When we decompose $\sigma = \tau \circ (\pi \oplus \rho)$, the sign of $\sigma$ acquires three factors: $\operatorname{sgn}(\tau)$ from the shuffle, $\operatorname{sgn}(\pi)$ from the internal permutation of the first block, and $\operatorname{sgn}(\rho)$ from the internal permutation of the second block. Each of $\operatorname{sgn}(\pi)$ and $\operatorname{sgn}(\rho)$ looks like a problem: they make the summand depend on $(\pi, \rho)$, not just on the shuffle $\tau$.
But $\alpha$ is alternating, so reshuffling its arguments by $\pi$ produces an identical sign factor $\operatorname{sgn}(\pi)$. The signs from the decomposition of $\sigma$ and from the alternating property of $\alpha$ are the *same* sign, so they multiply to $\operatorname{sgn}(\pi)^2 = 1$ and disappear. Likewise for $\beta$ and $\rho$.
What survives is exactly $\operatorname{sgn}(\tau)\, \alpha(v_{\tau(1)}, \dots, v_{\tau(p)})\, \beta(v_{\tau(p+1)}, \dots, v_{\tau(p+q)})$ — a quantity that depends only on the shuffle $\tau$, not on the internal permutations. This is why the sum collapses from $|S_{p+q}| = (p+q)!$ terms to $|\operatorname{Sh}(p,q)| = \binom{p+q}{p}$ distinct values, each appearing $p!\,q!$ times.
Note the role of the alternating hypothesis: without it, we would still have the decomposition of $\operatorname{sgn}(\sigma)$, but the function-value rearrangements would *not* produce compensating signs, and the formula would fail.
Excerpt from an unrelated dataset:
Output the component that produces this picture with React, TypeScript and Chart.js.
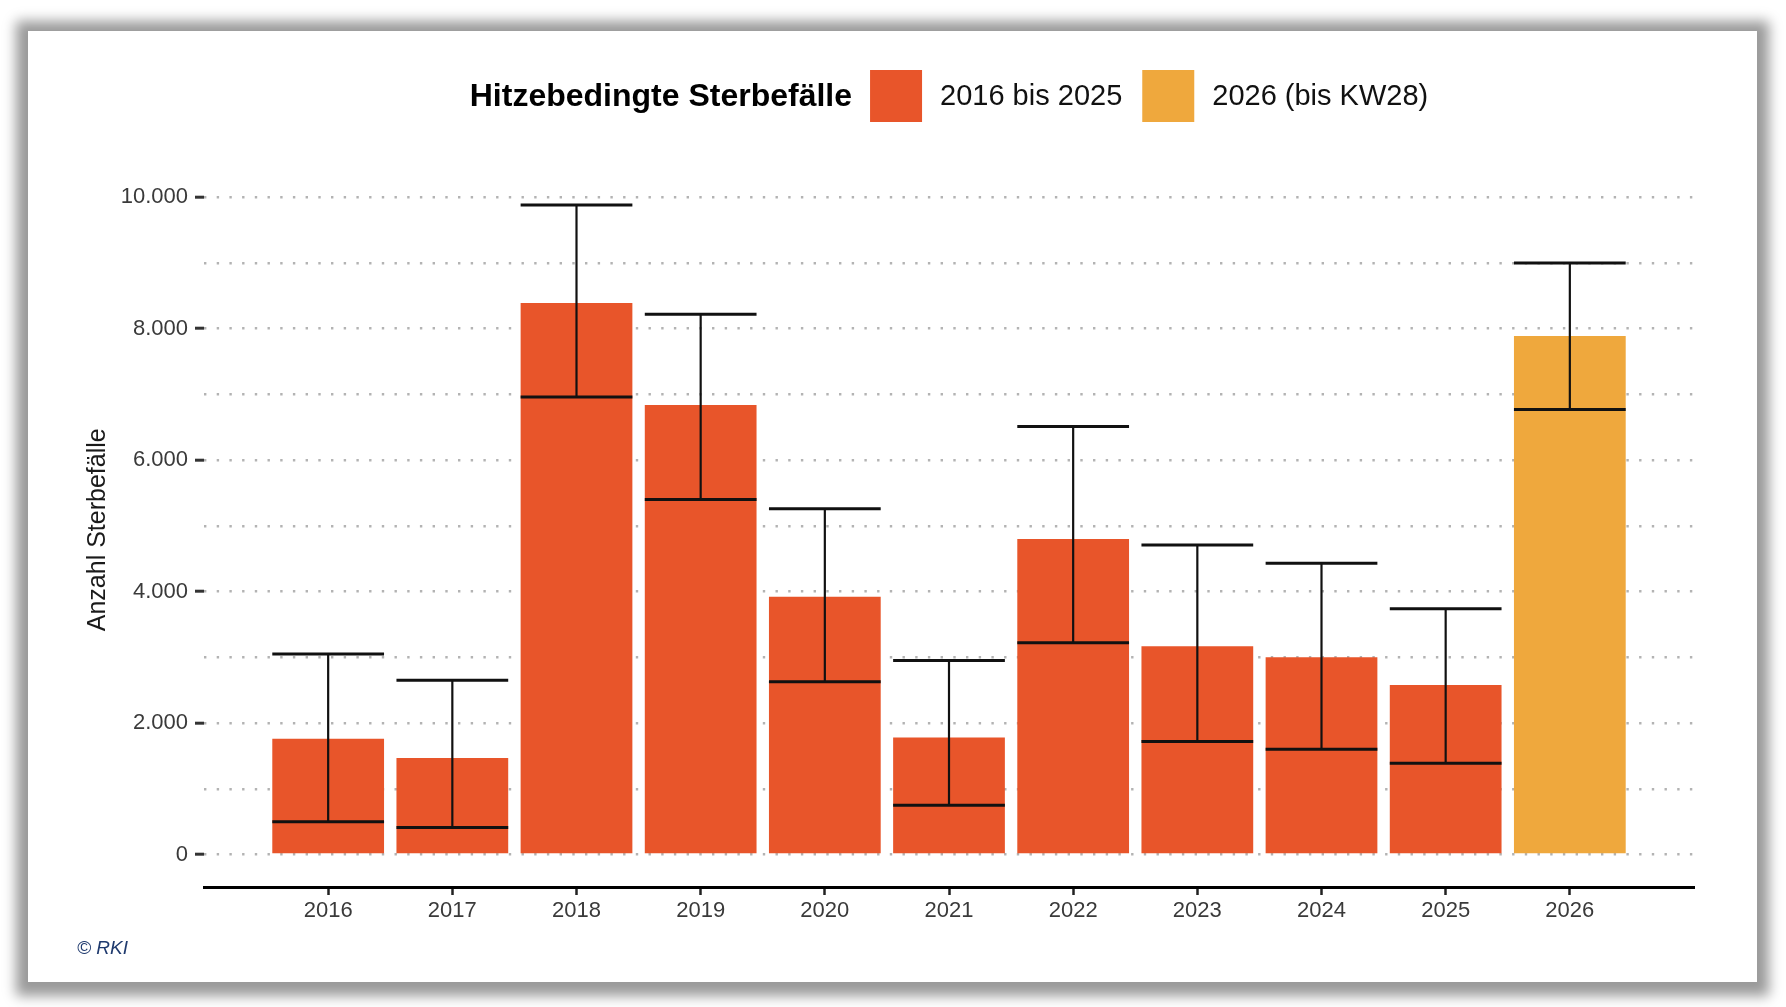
import React, { useEffect, useRef } from "react";
import { Chart, registerables } from "chart.js";

Chart.register(...registerables);

const years = [2016, 2017, 2018, 2019, 2020, 2021, 2022, 2023, 2024, 2025, 2026];
const deaths = [1760, 1470, 8390, 6840, 3920, 1780, 4800, 3170, 3000, 2580, 7890];
const lowerBound = [500, 410, 6960, 5400, 2630, 750, 3220, 1720, 1600, 1390, 6770];
const upperBound = [3050, 2650, 9880, 8220, 5260, 2950, 6510, 4710, 4430, 3740, 9000];

const seriesLabels = ["2016 bis 2025", "2026 (bis KW28)"];
const seriesColors = ["#E8552A", "#EFA83D"];
const legendTitle = "Hitzebedingte Sterbefälle";
const yTitle = "Anzahl Sterbefälle";
const yTicks = [0, 1000, 2000, 3000, 4000, 5000, 6000, 7000, 8000, 9000, 10000];
const sourceNote = "© RKI";

const FONT = "'Liberation Sans', Arial, Helvetica, sans-serif";

// 10000 -> "10.000"
const fmt = (v: number) => String(v).replace(/\B(?=(\d{3})+(?!\d))/g, ".");

const errorBarPlugin = {
  id: "errorBars",
  afterDatasetsDraw(chart: any) {
    const { ctx } = chart;
    const yScale = chart.scales.y;
    chart.data.datasets.forEach((ds: any, di: number) => {
      const meta = chart.getDatasetMeta(di);
      meta.data.forEach((bar: any, j: number) => {
        const i = years.indexOf(ds.data[j].x);
        const half = bar.width / 2;
        const cx = bar.x;
        const yLo = yScale.getPixelForValue(lowerBound[i]);
        const yHi = yScale.getPixelForValue(upperBound[i]);
        ctx.save();
        ctx.strokeStyle = "#111";
        ctx.lineWidth = 2.2;
        ctx.beginPath();
        ctx.moveTo(cx, yLo);
        ctx.lineTo(cx, yHi);
        ctx.stroke();
        ctx.lineWidth = 3;
        ctx.beginPath();
        ctx.moveTo(cx - half, yLo);
        ctx.lineTo(cx + half, yLo);
        ctx.moveTo(cx - half, yHi);
        ctx.lineTo(cx + half, yHi);
        ctx.stroke();
        ctx.restore();
      });
    });
  },
};

// legend in one row: bold title, then the swatches
const legendPlugin = {
  id: "inlineLegend",
  afterDraw(chart: any) {
    const { ctx, chartArea } = chart;
    const box = 52;
    const gap = 18;
    const itemGap = 20;
    const cy = 65;
    ctx.save();
    ctx.textBaseline = "middle";
    ctx.textAlign = "left";
    ctx.font = `bold 32px ${FONT}`;
    const tw = ctx.measureText(legendTitle).width;
    ctx.font = `29px ${FONT}`;
    const lw = seriesLabels.map((t) => ctx.measureText(t).width);
    let total = tw;
    lw.forEach((w, i) => {
      total += (i === 0 ? gap : itemGap) + box + gap + w;
    });
    let x = (chartArea.left + chartArea.right) / 2 - total / 2;
    ctx.fillStyle = "#000";
    ctx.font = `bold 32px ${FONT}`;
    ctx.fillText(legendTitle, x, cy + 1);
    x += tw;
    ctx.font = `29px ${FONT}`;
    seriesLabels.forEach((t, i) => {
      x += i === 0 ? gap : itemGap;
      ctx.fillStyle = seriesColors[i];
      ctx.fillRect(x, cy - box / 2, box, box);
      x += box + gap;
      ctx.fillStyle = "#111";
      ctx.fillText(t, x, cy + 1);
      x += lw[i];
    });

    ctx.font = `italic 19px ${FONT}`;
    ctx.fillStyle = "#1f3a6e";
    ctx.fillText(sourceNote, 49, 918);
    ctx.restore();
  },
};

const HeatDeathsChart: React.FC = () => {
  const chartRef = useRef<HTMLCanvasElement>(null);

  useEffect(() => {
    if (!chartRef.current) return;
    const ctx = chartRef.current.getContext("2d");
    if (!ctx) return;

    const points = years.map((x, i) => ({ x, y: deaths[i] }));

    const myChart = new Chart(ctx, {
      type: "bar",
      data: {
        datasets: [
          {
            label: seriesLabels[0],
            data: points.filter((p) => p.x < 2026),
            backgroundColor: seriesColors[0],
          },
          {
            label: seriesLabels[1],
            data: points.filter((p) => p.x === 2026),
            backgroundColor: seriesColors[1],
          },
        ],
      },
      options: {
        animation: false,
        responsive: true,
        maintainAspectRatio: false,
        layout: {
          padding: { top: 141.6, left: 40, right: 63, bottom: 35 },
        },
        datasets: {
          bar: {
            grouped: false,
            barPercentage: 0.9,
            categoryPercentage: 1,
            borderWidth: 0,
          },
        },
        plugins: {
          legend: { display: false },
          tooltip: { enabled: false },
        },
        scales: {
          x: {
            type: "linear",
            min: 2015,
            max: 2027,
            offset: false,
            afterBuildTicks: (s: any) => {
              s.ticks = years.map((v) => ({ value: v }));
            },
            afterFit: (s: any) => {
              s.height = 60;
            },
            grid: {
              offset: false,
              drawOnChartArea: false,
              drawTicks: true,
              tickLength: 8,
              tickWidth: 2.5,
              tickColor: "#222",
            },
            border: { display: true, color: "#000", width: 3 },
            ticks: {
              color: "#3a3a3a",
              font: { family: FONT, size: 22 },
              padding: 3,
              autoSkip: false,
              maxRotation: 0,
              callback: (v: any) => String(v),
            },
          },
          y: {
            min: -494,
            max: 10374,
            afterBuildTicks: (s: any) => {
              s.ticks = yTicks.map((v) => ({ value: v }));
            },
            afterFit: (s: any) => {
              s.width = 136;
            },
            grid: {
              color: "#b3b3b3",
              lineWidth: 2.4,
              drawTicks: true,
              tickLength: 9,
              tickWidth: 3,
              tickColor: (c: any) =>
                c.tick && c.tick.value % 2000 === 0 ? "#333" : "rgba(0,0,0,0)",
            },
            border: { display: false, dash: [2.4, 10.3] },
            ticks: {
              padding: 7,
              color: "#3a3a3a",
              font: { family: FONT, size: 22 },
              callback: (v: any) => (v % 2000 === 0 ? fmt(v) : ""),
            },
            title: {
              display: true,
              text: yTitle,
              color: "#1a1a1a",
              font: { family: FONT, size: 25 },
              padding: { top: 15, bottom: 0 },
            },
          },
        },
      },
      plugins: [errorBarPlugin, legendPlugin],
    });

    return () => {
      myChart.destroy();
    };
  }, []);

  return <canvas ref={chartRef} />;
};

export default function App() {
  return (
    <div
      style={{
        position: "absolute",
        left: 0,
        top: 0,
        width: 1786,
        height: 1007,
        background: "#fff",
        overflow: "hidden",
      }}
    >
      <div
        style={{
          position: "absolute",
          left: 28,
          top: 31,
          width: 1729,
          height: 951,
          background: "#fff",
          boxShadow: "0 2px 12px 12px #9a9a9a",
        }}
      >
        <HeatDeathsChart />
      </div>
    </div>
  );
}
The shuffle formula is genuinely a consequence of alternation.
[/guided]
[/step]
[step:Reindex the sum over $S_{p+q}$ as a sum over shuffles with multiplicity $p!\,q!$]
Using the bijection $\Phi$ from the previous step, we reindex the sum over $S_{p+q}$:
\begin{align*}
&\sum_{\sigma \in S_{p+q}} \operatorname{sgn}(\sigma)\, \alpha(v_{\sigma(1)}, \dots, v_{\sigma(p)})\, \beta(v_{\sigma(p+1)}, \dots, v_{\sigma(p+q)}) \\
&\qquad = \sum_{\tau \in \operatorname{Sh}(p,q)} \sum_{\pi \in S_p} \sum_{\rho \in S_q} \operatorname{sgn}(\tau)\, \alpha(v_{\tau(1)}, \dots, v_{\tau(p)})\, \beta(v_{\tau(p+1)}, \dots, v_{\tau(p+q)}),
\end{align*}
where we used the computation from the previous step to evaluate each summand. The inner summand no longer depends on $(\pi, \rho)$, so the inner double sum contributes a multiplicative factor of $|S_p| \cdot |S_q| = p!\, q!$:
\begin{align*}
\sum_{\sigma \in S_{p+q}} \operatorname{sgn}(\sigma)\, \alpha(v_{\sigma(1)}, \dots, v_{\sigma(p)})\, \beta(v_{\sigma(p+1)}, \dots, v_{\sigma(p+q)}) = p!\, q! \sum_{\tau \in \operatorname{Sh}(p,q)} \operatorname{sgn}(\tau)\, \alpha(v_{\tau(1)}, \dots, v_{\tau(p)})\, \beta(v_{\tau(p+1)}, \dots, v_{\tau(p+q)}).
\end{align*}
[/step]
[step:Combine to recover the shuffle formula]
Substituting the previous identity into the expression for $(\alpha \wedge \beta)(v_1, \dots, v_{p+q})$ from the first step, we obtain
\begin{align*}
(\alpha \wedge \beta)(v_1, \dots, v_{p+q}) &= \frac{1}{p!\,q!} \cdot p!\, q! \sum_{\tau \in \operatorname{Sh}(p,q)} \operatorname{sgn}(\tau)\, \alpha(v_{\tau(1)}, \dots, v_{\tau(p)})\, \beta(v_{\tau(p+1)}, \dots, v_{\tau(p+q)}) \\
&= \sum_{\tau \in \operatorname{Sh}(p,q)} \operatorname{sgn}(\tau)\, \alpha(v_{\tau(1)}, \dots, v_{\tau(p)})\, \beta(v_{\tau(p+1)}, \dots, v_{\tau(p+q)}).
\end{align*}
This is the claimed identity. Since $v_1, \dots, v_{p+q} \in V$ were arbitrary, the shuffle formula holds as an identity of alternating multilinear forms. $\blacksquare$
[/step]